Con Live At The Forum, i Teskey Brothers ci consegnano un lavoro ancor più completo, intriso di soul e rhythm’n’blues che si fonde con una massiccia dose di rock sudista della miglior scuola. Un risultato inatteso, visto e considerato che non sono americani né tanto meno hanno la pelle nera. Gli elementi ci sono tutti, dalle buone composizioni cantate da Josh Teskey (con una voce che in almeno un paio di occasioni ricorda davvero molto da vicino quella di Otis Redding) alla base strumentale che oltre che di una sezione ritmica come si deve gode degli intrecci tra la chitarra solista di SamTeskey, la pedal steel di James Gilligan e le tastiere suonate da Olaf Scott. Senza dimenticare la sezione fiati.

So Caught Up mette subito di buon umore l’ascoltatore , ci sono tutti gli elementi necessari, poi il disco decolla con Carry You e con la slow ballad Rain, in cui il paragone con Otis calza alla grande; nonostante la giovane età sia il cantante che i musicisti sanno da che parte andare a parare e se forse le canzoni ricordano sempre qualcosa di già ascoltato, la loro bontà non può essere messa in discussione.

Il piano elettrico di Scott e una lunga introduzione parlata di Josh ci pongono al cospetto di una versione molto sofferta e sentita della lennoniana Jealous Guy che ricorda molto i Black Corwes migliori: il pezzo è uno di quelli stra-ascoltati ma la band australiana lo affronta con sapienza, senza fare rimpiangere alcuna delle versioni già note del brano, che qui va quasi a sfociare in San Francisco, una delle composizioni di punta di Run Home Slow, il secondo disco del gruppo (2019), una versione lentissima, con Josh che canta sorretto da organo, pedal steel e dalle voci dei coristi.

Voltando il disco, ascoltiamo i Teskey Brothers virare verso un southern rock di stampo allmaniano, tre soli brani di cui i primi due rasentano i dieci minuti: il primo è Honeymoon, uno slow blues in cui possiamo apprezzare la perfetta intesa tra la pedal steel e l’elettrica, con stoppate e riprese su cui la voce di Josh è quanto mai a proprio agio, lo sviluppo della parte centrale del disco sembra trasformare il Forum di Melbourne nel Fillmore newyorchese.
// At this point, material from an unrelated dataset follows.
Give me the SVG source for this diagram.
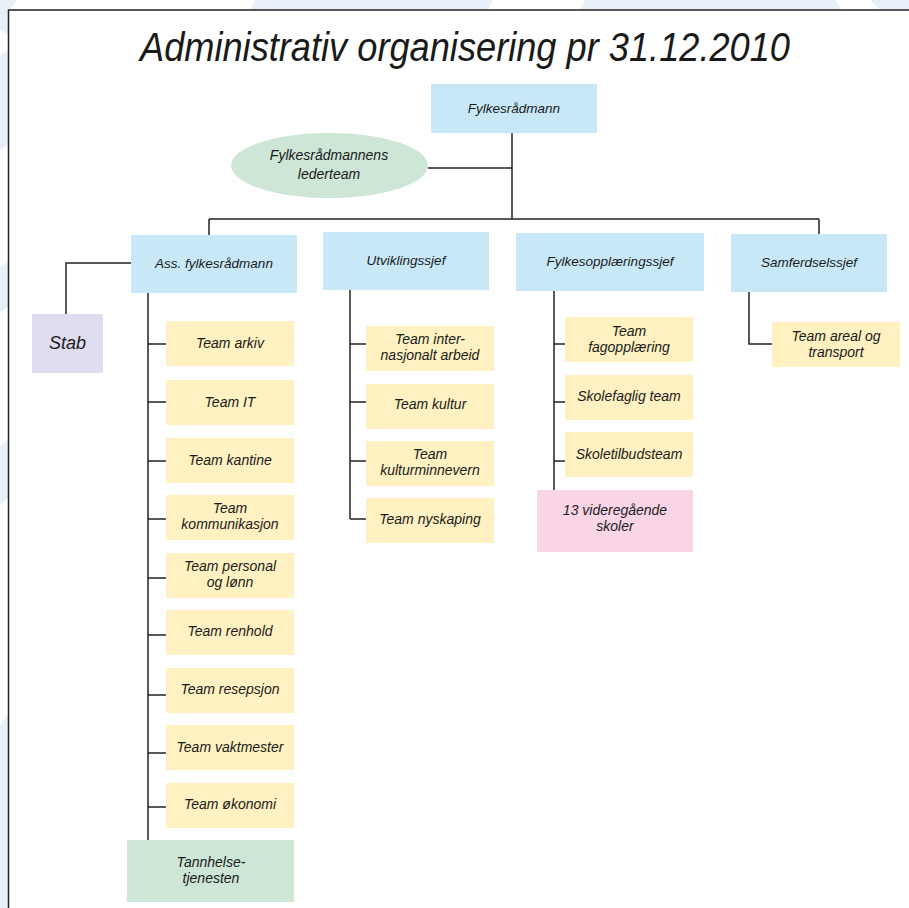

Paint My Heart è appena poco più breve, ma non da meno: si apre con un bel botta e risposta tra chitarra e armonica (le note di copertina dimenticano però di dirci chi sia a suonarla), poi si fa largo un hammond che prepara l’entrata della voce, che diventa lo strumento principale del brano, perfettamente in bilico tra Otis e Chris Robinson: poi entrano i fiati e il brano diventa a tutti gli effetti una ballata soul di ottima fattura. A chiudere il disco un aversione editata di Louisa, forse il brano che sa maggiormente di già ascoltato, un boogie con l’armonica a comandare le danze.

In realtà del disco circolano almeno sette dizioni differenti: in origine avrebbe dovuto uscire per il Record Store Day, in versione doppia e colorata, poi il lockdown ci ha messo lo zampino e il risultato sono state diverse pubblicazioni, una in CD e le altre in vinile, anche con copertine diverse, in vinile bianco, o in vinile blu, doppie, singole. La versione giunta a casa mia è quella europea in unico vinile nero, in quelle doppie e sul CD però la succitata Louisa dura oltre nove minuti.

Fidatevi però, anche nell’edizione abbreviata, il disco è una garanzia!